Actions being taken by NSF
The NSF Board has conducted a detailed review of each of NSF's distributions since its shares were first listed on the London Stock Exchange to identify the historic technical and procedural issues (the findings of which are outlined above). In parallel, the NSF Board has reviewed its financial procedures, systems and controls for the assessment of distributable reserves, the payment of dividends and the purchase by the Company of its own shares. To ensure that the matters referred to in this announcement do not arise in relation to any future distributions, NSF is taking steps, with full involvement of, and advice from, its professional advisers, to further enhance its procedures for the making of future distributions and to further strengthen its financial procedures, systems and controls. These enhanced procedures have been formalised in a revised internal control policy which has been reviewed and adopted by the NSF Board and includes the following elements:
· Commencing with the 2019 financial year, NSF will include in: (a) its annual financial statements; and (b) its half-year results, a note setting out the quantum of reserves of the Company which, as at the relevant accounts date, represent realised profits for the purposes of the Act. These statements will be, respectively, covered by the audit or review opinion (as applicable) provided by NSF's retained auditor from time to time.

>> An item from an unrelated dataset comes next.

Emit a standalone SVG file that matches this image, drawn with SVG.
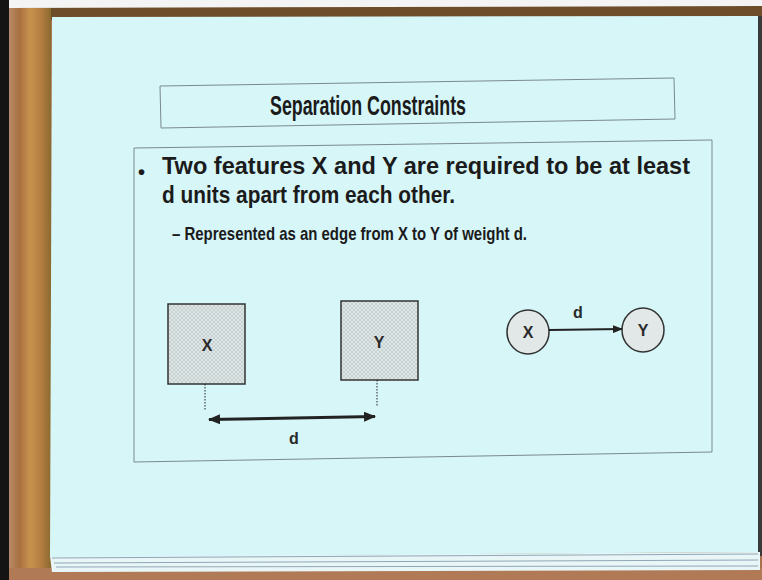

· Each future distribution made by NSF or one of its group companies, whether by way of dividend, share buyback or otherwise, will be reviewed by external legal counsel and external accounting advisers from time to time to ensure it is in compliance with IFRS, the ICAEW technical guidance and the Act and to confirm that the appropriate administrative actions (such as the filing of relevant accounts with Companies House) have been carried out in a prompt and fully compliant manner. Any future corporate actions by NSF or other companies within the NSF Group which may have an effect on its equity and/or distributable reserves position will also be subject to external review.
· Effective immediately, NSF will maintain a rolling forecast of its distributable reserves position and track actual reserves as part of its ongoing dividend planning activities, ensuring that any variances from plan are managed within reasonable levels of tolerance and highlighted to the NSF Board accordingly.
The NSF Board attaches great importance to due and proper procedures, systems and controls and has full confidence in the Company's financial management.
2018 final dividend
The NSF Board confirms that there will be no change to NSF's current dividend policy, nor to its recommended final dividend of 2.00p per NSF Share, which will now be paid to those shareholders on the Company's share register on 24 May 2019, with payment being made on 7 June 2019. Although the Company's distributable reserves as at 31 December 2018 were lower than had been assumed, there is no change in substance as the Company's total reserves are unchanged and the NSF Group's proposed remedial actions will place the Company's distributable reserves in the position in which they should always have been. Given this position and the fact that the Company's future ability to pay dividends will be primarily driven by the annual profit generation of its subsidiaries, the NSF Board does not expect any impact on the Company's future ability to pay dividends in line with its stated policy.